After nonstop art excursions on Friday and Saturday, we planned to take it slightly slower on Sunday, but still managed to hit three worthwhile venues.
A morning photo walk in Castello along Fondamenta San Giuseppe brought me to a unique Chinese exhibit. “Indeterminacy” was a collateral event of La Biennale. This curated show included work from seven young Chinese artists.
The most accomplished of the work on show in this small, two-room gallery was by Zheng Jiang.
Five intricate marker drawings on paper are presented by this artist. I originally thought they were color photographs shot through etched glass, but Zheng Jiang’s realist style works perfectly to give the sense of fading memories.
Look for more from this artist, and the others from this little show, in a dedicated post later this week.

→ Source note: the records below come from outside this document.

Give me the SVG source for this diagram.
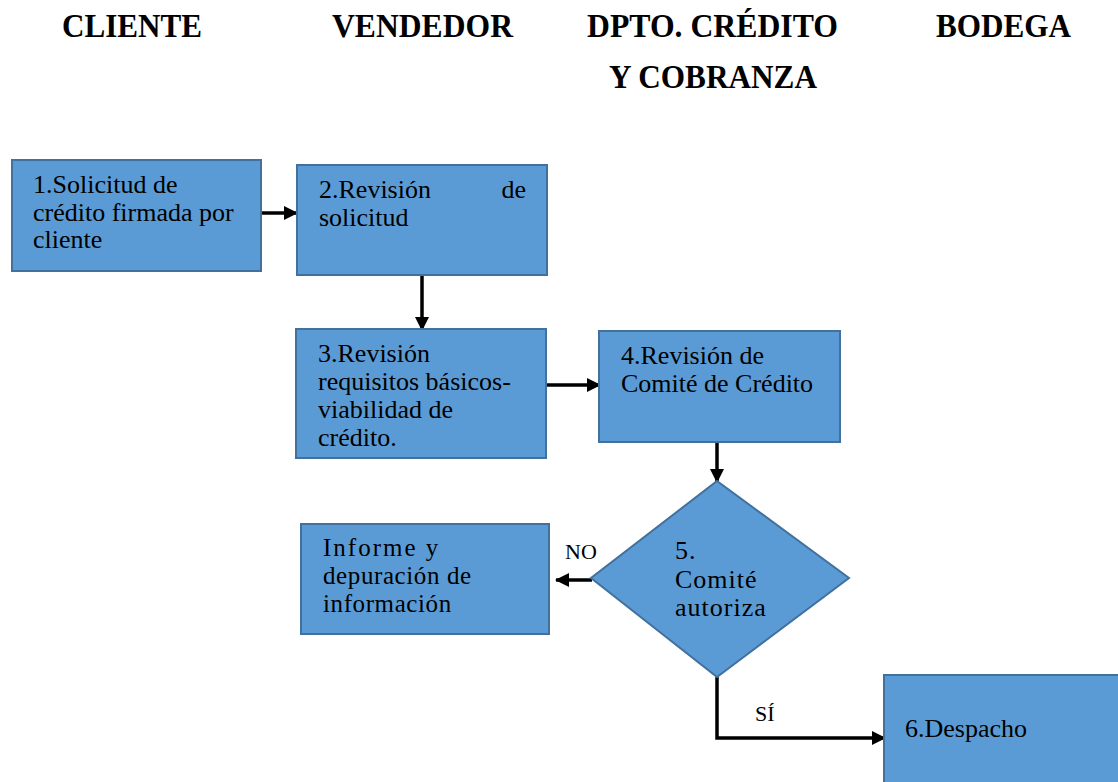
<svg xmlns="http://www.w3.org/2000/svg" width="1118" height="782" viewBox="0 0 1118 782">
  <style>
    .box { fill: #5b9bd5; stroke: #41719c; stroke-width: 2; }
    .conn { fill: none; stroke: #000; stroke-width: 3.5; }
  </style>
  <defs>
    <marker id="arrow" markerUnits="userSpaceOnUse" markerWidth="14" markerHeight="14" refX="13" refY="7" orient="auto">
      <path d="M0,0 L14,7 L0,14 z" fill="#000"/>
    </marker>
  </defs>
  <rect width="1118" height="782" fill="#ffffff"/>

  <!-- Lane headings -->
  <g id="headings" font-family="Liberation Serif" font-weight="bold" font-size="33">
    <text x="62" y="37" textLength="140" lengthAdjust="spacingAndGlyphs">CLIENTE</text>
    <text x="332" y="37" textLength="181" lengthAdjust="spacingAndGlyphs">VENDEDOR</text>
    <text x="587" y="37" textLength="251" lengthAdjust="spacingAndGlyphs">DPTO. CRÉDITO</text>
    <text x="936" y="37" textLength="135" lengthAdjust="spacingAndGlyphs">BODEGA</text>
    <text x="609" y="88" textLength="208" lengthAdjust="spacingAndGlyphs">Y COBRANZA</text>
  </g>

  <!-- Connectors -->
  <g id="connectors">
    <path class="conn" d="M261,213 L297,213" marker-end="url(#arrow)"/>
    <path class="conn" d="M422,275 L422,330" marker-end="url(#arrow)"/>
    <path class="conn" d="M546,385 L600,385" marker-end="url(#arrow)"/>
    <path class="conn" d="M717,442 L717,482" marker-end="url(#arrow)"/>
    <path class="conn" d="M592,580 L556,580" marker-end="url(#arrow)"/>
    <path class="conn" d="M717,677 L717,738 L885,738" marker-end="url(#arrow)"/>
    <g font-family="Liberation Serif" font-size="22">
      <text x="565" y="559">NO</text>
      <text x="755" y="721">SÍ</text>
    </g>
  </g>

  <g id="n1">
    <rect class="box" x="12" y="160" width="249" height="111"/>
    <g font-family="Liberation Serif" font-size="26">
      <text x="33" y="193">1.Solicitud de</text>
      <text x="33" y="221">crédito firmada por</text>
      <text x="33" y="248">cliente</text>
    </g>
  </g>

  <g id="n2">
    <rect class="box" x="297" y="165" width="250" height="110"/>
    <g font-family="Liberation Serif" font-size="26">
      <text x="319" y="198">2.Revisión</text>
      <text x="526" y="198" text-anchor="end">de</text>
      <text x="319" y="226">solicitud</text>
    </g>
  </g>

  <g id="n3">
    <rect class="box" x="296" y="329" width="250" height="129"/>
    <g font-family="Liberation Serif" font-size="26">
      <text x="318" y="362">3.Revisión</text>
      <text x="318" y="390">requisitos básicos-</text>
      <text x="318" y="418">viabilidad de</text>
      <text x="318" y="446">crédito.</text>
    </g>
  </g>

  <g id="n4">
    <rect class="box" x="599" y="331" width="241" height="111"/>
    <g font-family="Liberation Serif" font-size="26">
      <text x="621" y="364">4.Revisión de</text>
      <text x="621" y="392">Comité de Crédito</text>
    </g>
  </g>

  <g id="n5">
    <polygon class="box" points="717,481 849,578 717,677 591,578"/>
    <g font-family="Liberation Serif" font-size="26" letter-spacing="1">
      <text x="675" y="559">5.</text>
      <text x="675" y="588">Comité</text>
      <text x="675" y="616">autoriza</text>
    </g>
  </g>

  <g id="n-informe">
    <rect class="box" x="301" y="524" width="248" height="110"/>
    <g font-family="Liberation Serif" font-size="25" letter-spacing="0.6">
      <text x="323" y="556" letter-spacing="2">Informe y</text>
      <text x="323" y="584">depuración de</text>
      <text x="323" y="612">información</text>
    </g>
  </g>

  <g id="n6">
    <rect class="box" x="884" y="675" width="245" height="120"/>
    <g font-family="Liberation Serif" font-size="26">
      <text x="905" y="737">6.Despacho</text>
    </g>
  </g>
</svg>
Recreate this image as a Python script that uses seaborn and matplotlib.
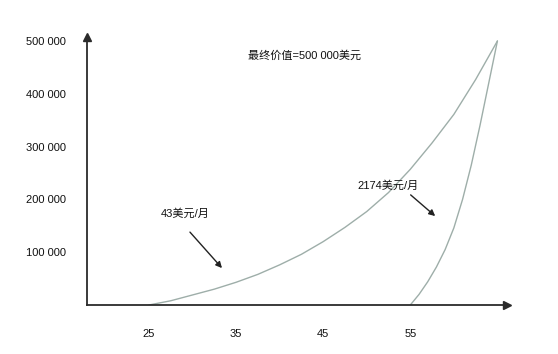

Our main destination for the day was The Peggy Guggenheim Collection and their exhibition of Robert Motherwell’s Early Collages.
This unique show runs through September 8th and focuses on his works from the 1940s.
It was Peggy Guggenheim who led Motherwell to experiment with collage and this helped him to discover his own voice in the abstract expressionist movement.
This exhibit offers a great chance to get up close an personal with the snips and clips Motherwell used to create these early compositions of paper. Compositions that would later influence his more well-known canvas paintings and printmaking.
Even though we promised ourselves we wouldn’t stray into the Venice Guggenheim’s permanent collection, (having seen it years before and hoping to spend the late afternoon relaxing at Lido Beach,) the lure of the Modern masters, and the iconic terrace proved too strong. We soon found ourselves joining the crowds to gaze at world-changing pieces by the likes of Picasso, Braque, Duchamp, Léger, Magritte, Kandinsky, Pollock, Rothko, van Doesburg, and of course my favorite: Mondrian.
The Guggenheim’s magnificent terrace overlooks Venice’s Grand Canal and allows you to sit beside an Alexander Calder sculpture while enjoying one of the most pleasant scenes of rush-hour traffic on the planet.
After our abbreviated trip to the beach, and a leisurely dinner back in Castello on Via Garibaldi, we happened across our last little art experience at the Maldives Pavilion and their Portable Nation exhibit focusing on “DISAPPEARANCE AS WORK IN PROGRESS.” Only allowed to view the works in the entryway due to an evening private party, we were especially intrigued by the interactive work of Patrizio Travagli concerning the memory of disappearance in his piece Pantheistic-Polifacetic.
Though difficult to see in this photo, shot in the dark, cave-like room, Travagli’s sign instructs viewers to: “1) Photograph the Mirror. 2) Email the photo to the artist.” and then provides an address to send the pictures, which ostensibly will be presented in his Tumblr Blog.
Also in near the entrance was a large canvas by Wael Darwesh.
Titled The Disappearance, it projects the feeling of a passing memory not quite captured. Like a dream you try to try to remember after you wake up but can’t seem to bring into focus.
Perhaps a fitting way to end our Venetian visit? The Maldives is an island chain in the Indian Ocean being heavily threatened by the rising tides of climate change. It is realistically possible that the seas will cover the islands within the next 15 years, forcing the entire population of Asia’s smallest nation to relocate. Of course Venetians are not unfamiliar with rising waters (or sinking lands) and also face an uncertain if less urgent predicament.
So thus we finished our trip to the 55th Art Biennale. And after a sleepless night of fruitful art-making myself, we caught a 4:25 AM vaporetto and cruised the Grand Canal in the starlight one last time, before returning to the real world, where busses, planes and trains carried us to cities that do not have major art exhibits around every corner.